Phishers use compromised machines to host phishing web pages and to send out phishing emails. IP- or source-based filters, created to address spam, are particularly poor at detecting phishing messages because phishing messages often originate from ”good” hosts.
Several URL-based filters look for specific IPs, domains, or URLs where known phishing web pages are hosted. These IPs, domains, and URLs are collected from reports of phishing messages gathered from email users and honeypots. As such, URL-based filters are fairly effective, but based on limited reporting, they can only represent a small sample of phishing activity at any given moment. Since phishers tend to frequently cycle through a large set of hosts, it is very difficult to have a comprehensive and updated list of bad IPs, URLs, and domains.
The Cloudmark Approach to Phishing
The Cloudmark Network Feedback System (CNFS) with its fingerprinting detection lends itself almost perfectly to combat the phishing problem. First, the CNFS aggregates reports from real users who are themselves targets of phishing attacks. These reports, as opposed to reports from honeypots, provide a high-quality, comprehensive, and real-time dataset that represents phishing messages in propagation. Cloudmark fingerprinting algorithms are very effective at capturing and identifying phishing messages. Phishing messages generate a fingerprint, much like spam messages, or legitimate messages. Once enough trusted users of the community flag a message fingerprint as “phishing”, all messages that match the fingerprint are filtered.

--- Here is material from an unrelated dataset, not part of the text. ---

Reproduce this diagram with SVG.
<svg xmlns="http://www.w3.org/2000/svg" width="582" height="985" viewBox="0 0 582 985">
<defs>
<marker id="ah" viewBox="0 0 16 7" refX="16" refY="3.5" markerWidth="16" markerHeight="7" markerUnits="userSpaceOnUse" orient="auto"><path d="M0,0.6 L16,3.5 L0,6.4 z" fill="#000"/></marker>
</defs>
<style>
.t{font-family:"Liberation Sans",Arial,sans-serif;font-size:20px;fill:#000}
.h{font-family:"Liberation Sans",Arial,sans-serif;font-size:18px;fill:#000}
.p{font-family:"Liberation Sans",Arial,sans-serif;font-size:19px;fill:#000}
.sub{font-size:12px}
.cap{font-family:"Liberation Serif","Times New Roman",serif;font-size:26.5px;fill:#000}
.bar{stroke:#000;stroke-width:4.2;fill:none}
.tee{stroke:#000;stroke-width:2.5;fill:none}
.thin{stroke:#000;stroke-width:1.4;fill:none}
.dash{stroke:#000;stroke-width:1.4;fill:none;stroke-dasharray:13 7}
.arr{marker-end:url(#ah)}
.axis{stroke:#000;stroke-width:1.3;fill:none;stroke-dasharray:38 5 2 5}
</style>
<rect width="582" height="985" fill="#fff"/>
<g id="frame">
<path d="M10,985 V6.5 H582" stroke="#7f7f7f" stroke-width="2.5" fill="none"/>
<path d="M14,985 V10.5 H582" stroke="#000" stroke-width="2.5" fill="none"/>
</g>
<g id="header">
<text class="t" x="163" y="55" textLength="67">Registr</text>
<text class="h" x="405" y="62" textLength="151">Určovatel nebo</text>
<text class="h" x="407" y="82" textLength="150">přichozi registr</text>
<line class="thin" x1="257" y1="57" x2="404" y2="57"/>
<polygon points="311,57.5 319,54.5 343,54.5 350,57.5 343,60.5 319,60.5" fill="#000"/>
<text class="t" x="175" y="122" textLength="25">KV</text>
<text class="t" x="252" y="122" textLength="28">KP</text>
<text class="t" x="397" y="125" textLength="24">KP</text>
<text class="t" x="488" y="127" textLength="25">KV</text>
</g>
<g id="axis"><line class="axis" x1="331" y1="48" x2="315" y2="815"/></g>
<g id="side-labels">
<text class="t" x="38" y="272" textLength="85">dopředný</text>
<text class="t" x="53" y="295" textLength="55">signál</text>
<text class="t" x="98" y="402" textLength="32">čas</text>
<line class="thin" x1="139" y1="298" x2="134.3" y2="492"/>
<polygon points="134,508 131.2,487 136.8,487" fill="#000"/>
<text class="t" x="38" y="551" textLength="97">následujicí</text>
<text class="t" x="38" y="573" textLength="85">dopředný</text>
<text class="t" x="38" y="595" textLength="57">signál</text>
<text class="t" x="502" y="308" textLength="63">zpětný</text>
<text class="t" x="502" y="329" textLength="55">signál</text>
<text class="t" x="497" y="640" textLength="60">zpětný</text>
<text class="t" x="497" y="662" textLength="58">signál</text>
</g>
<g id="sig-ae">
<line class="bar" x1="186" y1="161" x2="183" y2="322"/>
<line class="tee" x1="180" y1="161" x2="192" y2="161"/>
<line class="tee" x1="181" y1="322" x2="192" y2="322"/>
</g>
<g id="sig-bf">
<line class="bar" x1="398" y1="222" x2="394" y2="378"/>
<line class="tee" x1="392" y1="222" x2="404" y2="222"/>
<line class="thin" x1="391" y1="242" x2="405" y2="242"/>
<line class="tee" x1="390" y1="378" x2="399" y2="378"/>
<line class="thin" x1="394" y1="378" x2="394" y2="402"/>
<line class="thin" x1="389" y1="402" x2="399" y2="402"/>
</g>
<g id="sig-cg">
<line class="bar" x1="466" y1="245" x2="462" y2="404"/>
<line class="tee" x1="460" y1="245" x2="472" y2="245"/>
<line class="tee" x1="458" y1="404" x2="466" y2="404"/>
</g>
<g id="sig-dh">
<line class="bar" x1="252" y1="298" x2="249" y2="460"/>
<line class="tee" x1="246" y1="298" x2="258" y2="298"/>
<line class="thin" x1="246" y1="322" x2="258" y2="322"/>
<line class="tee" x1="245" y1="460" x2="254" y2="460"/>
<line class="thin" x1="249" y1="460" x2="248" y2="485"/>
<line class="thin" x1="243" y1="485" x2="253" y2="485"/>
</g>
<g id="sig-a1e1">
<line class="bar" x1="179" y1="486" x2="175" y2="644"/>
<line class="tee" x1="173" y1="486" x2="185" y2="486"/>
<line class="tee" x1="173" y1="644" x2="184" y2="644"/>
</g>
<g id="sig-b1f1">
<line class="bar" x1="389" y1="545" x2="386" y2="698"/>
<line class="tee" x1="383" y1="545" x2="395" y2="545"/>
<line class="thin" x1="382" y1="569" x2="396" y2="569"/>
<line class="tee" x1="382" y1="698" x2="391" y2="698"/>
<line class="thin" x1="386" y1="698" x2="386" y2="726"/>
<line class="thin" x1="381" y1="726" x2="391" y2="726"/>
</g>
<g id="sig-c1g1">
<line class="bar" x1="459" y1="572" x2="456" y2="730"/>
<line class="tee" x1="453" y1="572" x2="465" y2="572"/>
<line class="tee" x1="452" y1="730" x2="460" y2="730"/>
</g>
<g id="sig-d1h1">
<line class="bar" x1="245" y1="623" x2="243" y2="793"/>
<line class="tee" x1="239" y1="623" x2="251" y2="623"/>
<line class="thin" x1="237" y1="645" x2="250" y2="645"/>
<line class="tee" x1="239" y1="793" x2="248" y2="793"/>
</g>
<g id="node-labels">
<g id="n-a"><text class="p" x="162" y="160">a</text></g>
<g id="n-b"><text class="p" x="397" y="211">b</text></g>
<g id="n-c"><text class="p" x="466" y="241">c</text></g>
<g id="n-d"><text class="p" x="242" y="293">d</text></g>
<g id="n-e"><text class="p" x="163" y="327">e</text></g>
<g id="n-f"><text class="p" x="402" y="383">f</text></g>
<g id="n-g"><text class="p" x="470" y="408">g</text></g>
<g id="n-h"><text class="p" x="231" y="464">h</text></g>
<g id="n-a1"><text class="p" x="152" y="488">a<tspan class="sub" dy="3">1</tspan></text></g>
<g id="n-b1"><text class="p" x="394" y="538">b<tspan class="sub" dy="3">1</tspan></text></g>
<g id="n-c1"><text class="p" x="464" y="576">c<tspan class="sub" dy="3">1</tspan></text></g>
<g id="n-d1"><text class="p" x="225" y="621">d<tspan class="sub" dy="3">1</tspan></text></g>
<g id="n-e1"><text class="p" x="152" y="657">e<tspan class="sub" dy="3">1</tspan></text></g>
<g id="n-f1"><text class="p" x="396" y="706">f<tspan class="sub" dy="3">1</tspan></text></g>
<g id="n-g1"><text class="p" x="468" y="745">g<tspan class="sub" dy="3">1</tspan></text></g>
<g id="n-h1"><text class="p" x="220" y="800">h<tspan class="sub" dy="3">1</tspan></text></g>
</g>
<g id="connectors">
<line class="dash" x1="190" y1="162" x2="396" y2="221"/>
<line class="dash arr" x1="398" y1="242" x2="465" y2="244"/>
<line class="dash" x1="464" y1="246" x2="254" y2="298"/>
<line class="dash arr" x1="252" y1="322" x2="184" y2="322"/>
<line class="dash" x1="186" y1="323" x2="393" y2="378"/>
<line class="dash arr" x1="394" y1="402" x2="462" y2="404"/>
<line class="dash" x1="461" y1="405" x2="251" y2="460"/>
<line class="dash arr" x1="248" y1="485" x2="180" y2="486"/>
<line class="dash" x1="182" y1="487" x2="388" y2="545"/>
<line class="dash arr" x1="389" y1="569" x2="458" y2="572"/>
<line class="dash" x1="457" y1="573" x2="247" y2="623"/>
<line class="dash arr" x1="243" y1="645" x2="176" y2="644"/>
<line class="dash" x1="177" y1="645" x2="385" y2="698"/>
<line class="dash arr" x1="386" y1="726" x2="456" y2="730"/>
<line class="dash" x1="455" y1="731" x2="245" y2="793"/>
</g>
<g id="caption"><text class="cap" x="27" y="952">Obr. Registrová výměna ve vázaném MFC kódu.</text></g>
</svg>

In fact, this is so effective that Cloudmark has been chosen by industry leaders such as PayPal to protect millions of their users from phishing attacks. By generating fingerprints which are flexible to small variations, Cloudmark makes it extremely difficult for spammers to make minor text or structure changes to phishing templates in order to evade previously-generated fingerprints. Therefore, the Cloudmark system can stop new phishing attacks in real-time, based on reports of previous attacks. This provides zero-time protection against the bulk of phishing attacks.